Polo G singles chronology
| "Goat Talk 2" (2020) | "GNF (OKOKOK)" (2021) | "Patience" (2021) |

Music video
- "GNF (OKOKOK)" on YouTube

= GNF (OKOKOK) =

2021 single by Polo G

"GNF (OKOKOK)" is a song by American rapper Polo G, released on February 5, 2021, after being previewed on February 2. Written alongside Swedish producers WIZARDMCE and Varohl, it was released as the second single from his third album Hall of Fame.

==Composition ==
The song finds Polo G rapping about gang violence on a piano drill beat. He also shouts out to late fellow American rapper and collaborator Pop Smoke, who later appears on the track "Clueless" (also featuring Fivio Foreign) on Hall of Fame.

==Critical reception==
Wren Graves of Consequence of Sound called the song a "windows-down banger", with its energy derived from Polo G's "call-and-response flow". Tara C. Mahadevan of Complex called the beat of the song "lethal". Wongo Okon of Uproxx wrote that the song is "a strong display of the young rapper's nonchalant spirit as the record is backed by fearless lines like 'If 12 come up, we gon' take 'em on the chase / Just a cold heart and a banger on my waist'."

==Music video==
A music video was released on February 5, 2021 and was directed by Cole Bennett. The video shows Polo G rapping while surrounded by his crew; he is also seen "on snowy Chicago rooftops and in rainy streets".

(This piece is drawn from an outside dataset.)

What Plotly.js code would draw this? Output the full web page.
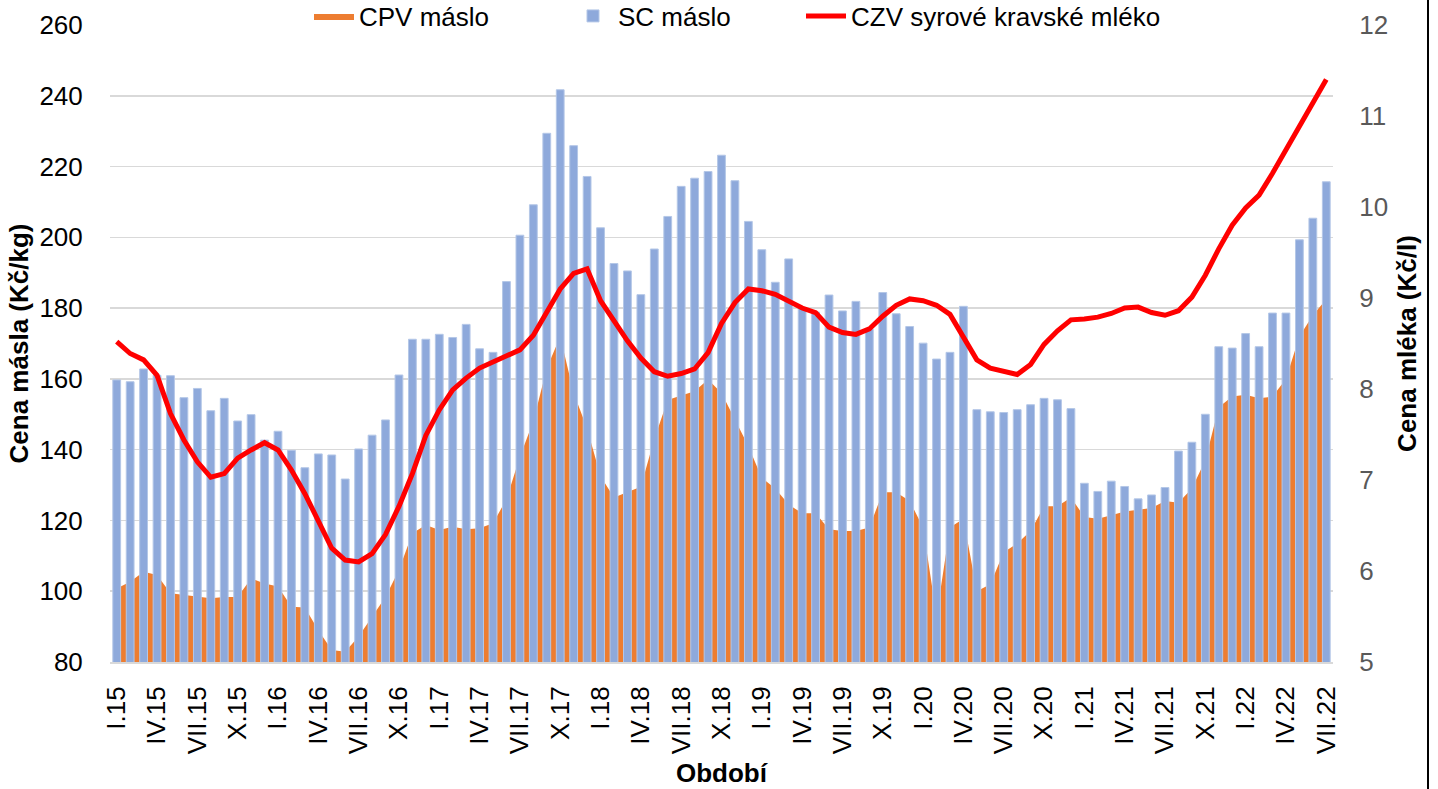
<!DOCTYPE html>
<html>
<head>
<meta charset="utf-8">
<script src="https://cdn.plot.ly/plotly-3.0.1.min.js"></script>
<style>
html,body{margin:0;padding:0;background:#fff;}
#chart{width:1438px;height:789px;}
</style>
</head>
<body>
<div id="chart"></div>
<script>
// Months I.15 .. VII.22
const romans = ["I","II","III","IV","V","VI","VII","VIII","IX","X","XI","XII"];
const months = [];
for (let y = 15; y <= 22; y++) {
  for (let m = 0; m < 12; m++) {
    if (y === 22 && m > 6) break;
    months.push(romans[m] + "." + y);
  }
}
const tickLabels = months.filter((_, i) => i % 3 === 0);

// CPV máslo (Kč/kg) – area
const cpvMaslo = [
  100.8,102.7,105.5,104.6,99.4,98.9,98.3,98.0,98.4,98.4,103.6,102.2,
  101.3,95.6,95.4,89.0,83.4,82.9,87.2,92.8,98.4,106.0,116.4,118.7,
  117.3,118.2,117.5,117.8,119.2,126.0,138.0,148.0,163.0,172.0,156.0,146.0,
  132.5,126.5,128.0,129.5,143.0,154.0,155.3,156.5,159.8,156.0,148.5,141.0,
  132.0,129.0,124.5,122.0,122.0,117.5,117.0,117.0,118.0,128.0,128.0,125.5,
  118.0,93.0,118.0,120.5,100.0,102.0,111.0,113.5,117.0,124.0,124.0,126.5,
  121.0,120.5,121.5,122.5,123.0,123.5,125.5,125.0,129.0,137.0,152.0,155.0,
  155.5,154.5,155.0,160.0,172.0,178.0,182.5
];

// SC máslo (Kč/kg) – columns
const scMaslo = [
  159.7,159.2,162.8,161.0,160.9,154.7,157.3,151.0,154.5,148.1,149.9,142.7,
  145.2,139.8,134.9,138.8,138.5,131.7,140.2,144.1,148.4,161.1,171.2,171.2,
  172.6,171.7,175.4,168.5,167.5,187.5,200.6,209.2,229.4,241.7,225.9,217.2,
  202.7,192.6,190.5,183.8,196.7,205.9,214.4,216.7,218.6,223.2,216.0,204.5,
  196.5,187.3,193.9,180.0,178.9,183.7,179.2,181.9,174.0,184.4,178.4,174.8,
  170.1,165.6,167.5,180.5,151.3,150.7,150.5,151.3,152.7,154.5,154.1,151.6,
  130.5,128.2,131.1,129.6,126.1,127.2,129.3,139.6,142.1,150.0,169.1,168.7,
  172.8,169.1,178.6,178.6,199.3,205.4,215.7
];

// CZV syrové kravské mléko (Kč/l) – line
const czvMleko = [
  8.52,8.39,8.32,8.15,7.73,7.44,7.20,7.03,7.07,7.24,7.33,7.41,
  7.33,7.11,6.85,6.56,6.25,6.12,6.10,6.19,6.40,6.71,7.07,7.49,
  7.77,7.99,8.12,8.23,8.30,8.36,8.43,8.59,8.85,9.10,9.27,9.32,
  8.97,8.74,8.53,8.34,8.19,8.14,8.17,8.22,8.40,8.72,8.95,9.10,
  9.08,9.04,8.97,8.89,8.84,8.68,8.62,8.60,8.66,8.80,8.92,8.99,
  8.97,8.92,8.82,8.56,8.32,8.23,8.19,8.16,8.27,8.49,8.64,8.76,
  8.77,8.79,8.83,8.89,8.90,8.84,8.81,8.86,9.01,9.25,9.54,9.80,
  9.99,10.13,10.37,10.63,10.87,11.13,11.40
];

const FONT = "Liberation Sans, Arial, sans-serif";
const FS = 26;

const traces = [
  {
    type: "scatter", mode: "lines", name: "CPV máslo",
    x: months, y: cpvMaslo, xaxis: "x", yaxis: "y",
    fill: "tozeroy", fillcolor: "#ED7D31",
    line: {width: 0, color: "#ED7D31"},
    legend: "legend"
  },
  {
    type: "bar", name: "SC máslo",
    x: months, y: scMaslo, xaxis: "x", yaxis: "y2",
    marker: {color: "#8EA9DB", line: {color: "#B4C7E7", width: 1}},
    legend: "legend2"
  },
  {
    type: "scatter", mode: "lines", name: "CZV syrové kravské mléko",
    x: months, y: czvMleko, xaxis: "x", yaxis: "y3",
    line: {color: "#FF0000", width: 5},
    legend: "legend3"
  }
];

const plotL = 110, plotR = 1333, plotT = 25, plotB = 662;
const W = 1438, H = 789;
const px = v => (v - plotL) / (plotR - plotL);
const py = v => (plotB - v) / (plotB - plotT);

const legendCommon = {
  orientation: "h", xref: "container", yref: "container",
  yanchor: "middle", xanchor: "left",
  bgcolor: "rgba(255,255,255,0)",
  font: {family: FONT, size: FS, color: "#000"},
  itemwidth: 40
};

const layout = {
  width: W, height: H,
  paper_bgcolor: "#fff", plot_bgcolor: "#fff",
  margin: {l: plotL, r: W - plotR, t: plotT, b: H - plotB, pad: 0, autoexpand: false},
  font: {family: FONT, size: FS, color: "#000"},
  bargap: 0.42,
  xaxis: {
    type: "category", categoryorder: "array", categoryarray: months,
    tickvals: tickLabels, ticktext: tickLabels,
    tickangle: -90, tickfont: {family: FONT, size: FS, color: "#000"},
    showgrid: false, showline: true, linecolor: "#D9D9D9", linewidth: 2,
    ticks: "outside", ticklen: 12, tickcolor: "rgba(0,0,0,0)",
    range: [-0.5, months.length - 0.5], automargin: false,
    title: {text: "<b>Období</b>", font: {family: FONT, size: FS, color: "#000"}, standoff: 10}
  },
  yaxis: {
    range: [80, 260], dtick: 20, tick0: 80,
    showgrid: true, gridcolor: "#D9D9D9", gridwidth: 1.5,
    zeroline: false, showline: false,
    ticks: "outside", ticklen: 21, tickcolor: "rgba(0,0,0,0)",
    tickfont: {family: FONT, size: FS, color: "#000"}, automargin: false,
    title: {text: "<b>Cena másla (Kč/kg)</b>", font: {family: FONT, size: FS, color: "#000"}, standoff: 3}
  },
  yaxis2: {
    overlaying: "y", range: [80, 260], visible: false,
    showgrid: false, zeroline: false
  },
  yaxis3: {
    overlaying: "y", side: "right", range: [5, 12], dtick: 1, tick0: 5,
    showgrid: false, zeroline: false, showline: false,
    ticks: "outside", ticklen: 20, tickcolor: "rgba(0,0,0,0)",
    tickfont: {family: FONT, size: FS, color: "#595959"}, automargin: false,
    title: {text: "<b>Cena mléka (Kč/l)</b>", font: {family: FONT, size: FS, color: "#000"}, standoff: 10}
  },
  legend: Object.assign({}, legendCommon, {x: 309 / W, y: 1 - 16 / H}),
  legend2: Object.assign({}, legendCommon, {x: 568 / W, y: 1 - 16 / H}),
  legend3: Object.assign({}, legendCommon, {x: 801 / W, y: 1 - 16 / H}),
  showlegend: true,
  shapes: [
    {type: "line", xref: "paper", yref: "paper",
     x0: px(1428), x1: px(1428), y0: py(0), y1: py(H),
     line: {color: "#000", width: 2}}
  ]
};

Plotly.newPlot("chart", traces, layout, {displayModeBar: false, staticPlot: true});
</script>
</body>
</html>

== Credits and personnel ==
Credits adapted from Tidal.

- Polo G – vocals,
- WIZARDMCE – production
- Varohl – production
- Dj Nove – recording
- Eric Lagg – mastering
- Joe Grasso – mixing

==Charts==

Chart performance for "GNF (OKOKOK)"
| Chart (2021) | Peak position |
|---|---|
| Canada Hot 100 (Billboard) | 55 |
| Global 200 (Billboard) | 109 |
| New Zealand Hot Singles (RMNZ) | 8 |
| US Billboard Hot 100 | 55 |
| US Hot R&B/Hip-Hop Songs (Billboard) | 17 |

==Certifications==

Certifications for "GNF (OKOKOK)"
| Region | Certification | Certified units/sales |
| Canada (Music Canada) | Gold | 40,000^{‡} |
| United States (RIAA) | Gold | 500,000^{‡} |
^{‡} Sales+streaming figures based on certification alone.